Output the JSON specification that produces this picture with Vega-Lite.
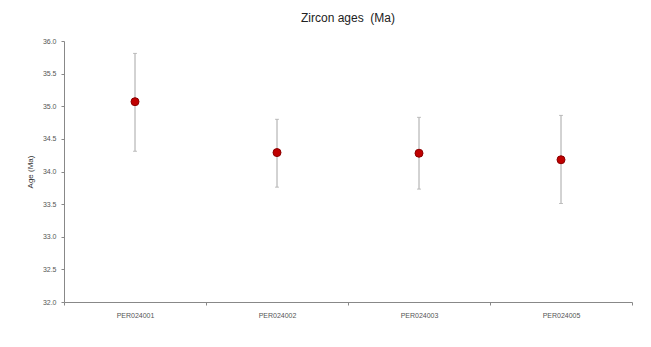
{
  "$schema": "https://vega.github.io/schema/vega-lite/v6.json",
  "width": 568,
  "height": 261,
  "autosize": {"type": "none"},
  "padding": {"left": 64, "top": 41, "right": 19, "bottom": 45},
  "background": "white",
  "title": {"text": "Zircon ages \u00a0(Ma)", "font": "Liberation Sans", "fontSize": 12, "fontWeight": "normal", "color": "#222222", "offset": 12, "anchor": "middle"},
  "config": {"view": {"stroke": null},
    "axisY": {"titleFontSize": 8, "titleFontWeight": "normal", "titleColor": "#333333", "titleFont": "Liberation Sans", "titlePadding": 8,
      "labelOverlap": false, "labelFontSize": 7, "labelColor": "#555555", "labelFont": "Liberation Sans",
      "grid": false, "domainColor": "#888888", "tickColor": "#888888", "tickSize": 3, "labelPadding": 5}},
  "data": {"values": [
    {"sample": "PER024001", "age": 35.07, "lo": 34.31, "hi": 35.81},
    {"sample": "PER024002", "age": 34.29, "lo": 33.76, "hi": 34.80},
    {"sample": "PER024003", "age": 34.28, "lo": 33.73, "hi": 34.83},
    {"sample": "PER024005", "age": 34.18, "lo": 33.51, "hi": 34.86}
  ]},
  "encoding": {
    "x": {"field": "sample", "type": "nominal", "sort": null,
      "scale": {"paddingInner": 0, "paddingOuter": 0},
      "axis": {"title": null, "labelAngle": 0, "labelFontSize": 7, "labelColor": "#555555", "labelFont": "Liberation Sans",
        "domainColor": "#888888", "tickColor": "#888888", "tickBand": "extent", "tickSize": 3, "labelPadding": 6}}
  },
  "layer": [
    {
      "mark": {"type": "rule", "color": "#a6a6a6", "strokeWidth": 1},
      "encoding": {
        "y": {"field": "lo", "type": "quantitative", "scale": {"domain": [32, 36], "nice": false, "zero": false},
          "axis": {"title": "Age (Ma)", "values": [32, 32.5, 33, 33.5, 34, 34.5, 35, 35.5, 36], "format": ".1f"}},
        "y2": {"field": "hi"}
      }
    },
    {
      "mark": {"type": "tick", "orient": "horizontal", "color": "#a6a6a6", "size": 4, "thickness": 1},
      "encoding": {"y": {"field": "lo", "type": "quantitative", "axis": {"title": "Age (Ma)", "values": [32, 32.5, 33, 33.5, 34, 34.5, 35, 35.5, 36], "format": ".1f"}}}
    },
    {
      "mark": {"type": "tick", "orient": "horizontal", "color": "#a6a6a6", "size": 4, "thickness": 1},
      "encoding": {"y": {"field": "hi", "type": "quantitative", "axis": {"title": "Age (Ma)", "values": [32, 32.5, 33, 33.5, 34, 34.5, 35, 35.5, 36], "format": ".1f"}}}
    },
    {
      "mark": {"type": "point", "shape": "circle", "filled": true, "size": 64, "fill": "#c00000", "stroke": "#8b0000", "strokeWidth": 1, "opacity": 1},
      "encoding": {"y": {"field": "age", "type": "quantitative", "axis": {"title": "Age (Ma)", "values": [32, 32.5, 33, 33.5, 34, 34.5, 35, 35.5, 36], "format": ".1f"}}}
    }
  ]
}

» **PROBLEM STATEMENT**:
Copy the listing in full and without alteration, omitting every picture.

» **FINISHED TASK**:
Output the JSON specification that produces this picture with Vega-Lite.
{
  "$schema": "https://vega.github.io/schema/vega-lite/v6.json",
  "width": 568,
  "height": 261,
  "autosize": {"type": "none"},
  "padding": {"left": 64, "top": 41, "right": 19, "bottom": 45},
  "background": "white",
  "title": {"text": "Zircon ages \u00a0(Ma)", "font": "Liberation Sans", "fontSize": 12, "fontWeight": "normal", "color": "#222222", "offset": 12, "anchor": "middle"},
  "config": {"view": {"stroke": null},
    "axisY": {"titleFontSize": 8, "titleFontWeight": "normal", "titleColor": "#333333", "titleFont": "Liberation Sans", "titlePadding": 8,
      "labelOverlap": false, "labelFontSize": 7, "labelColor": "#555555", "labelFont": "Liberation Sans",
      "grid": false, "domainColor": "#888888", "tickColor": "#888888", "tickSize": 3, "labelPadding": 5}},
  "data": {"values": [
    {"sample": "PER024001", "age": 35.07, "lo": 34.31, "hi": 35.81},
    {"sample": "PER024002", "age": 34.29, "lo": 33.76, "hi": 34.80},
    {"sample": "PER024003", "age": 34.28, "lo": 33.73, "hi": 34.83},
    {"sample": "PER024005", "age": 34.18, "lo": 33.51, "hi": 34.86}
  ]},
  "encoding": {
    "x": {"field": "sample", "type": "nominal", "sort": null,
      "scale": {"paddingInner": 0, "paddingOuter": 0},
      "axis": {"title": null, "labelAngle": 0, "labelFontSize": 7, "labelColor": "#555555", "labelFont": "Liberation Sans",
        "domainColor": "#888888", "tickColor": "#888888", "tickBand": "extent", "tickSize": 3, "labelPadding": 6}}
  },
  "layer": [
    {
      "mark": {"type": "rule", "color": "#a6a6a6", "strokeWidth": 1},
      "encoding": {
        "y": {"field": "lo", "type": "quantitative", "scale": {"domain": [32, 36], "nice": false, "zero": false},
          "axis": {"title": "Age (Ma)", "values": [32, 32.5, 33, 33.5, 34, 34.5, 35, 35.5, 36], "format": ".1f"}},
        "y2": {"field": "hi"}
      }
    },
    {
      "mark": {"type": "tick", "orient": "horizontal", "color": "#a6a6a6", "size": 4, "thickness": 1},
      "encoding": {"y": {"field": "lo", "type": "quantitative", "axis": {"title": "Age (Ma)", "values": [32, 32.5, 33, 33.5, 34, 34.5, 35, 35.5, 36], "format": ".1f"}}}
    },
    {
      "mark": {"type": "tick", "orient": "horizontal", "color": "#a6a6a6", "size": 4, "thickness": 1},
      "encoding": {"y": {"field": "hi", "type": "quantitative", "axis": {"title": "Age (Ma)", "values": [32, 32.5, 33, 33.5, 34, 34.5, 35, 35.5, 36], "format": ".1f"}}}
    },
    {
      "mark": {"type": "point", "shape": "circle", "filled": true, "size": 64, "fill": "#c00000", "stroke": "#8b0000", "strokeWidth": 1, "opacity": 1},
      "encoding": {"y": {"field": "age", "type": "quantitative", "axis": {"title": "Age (Ma)", "values": [32, 32.5, 33, 33.5, 34, 34.5, 35, 35.5, 36], "format": ".1f"}}}
    }
  ]
}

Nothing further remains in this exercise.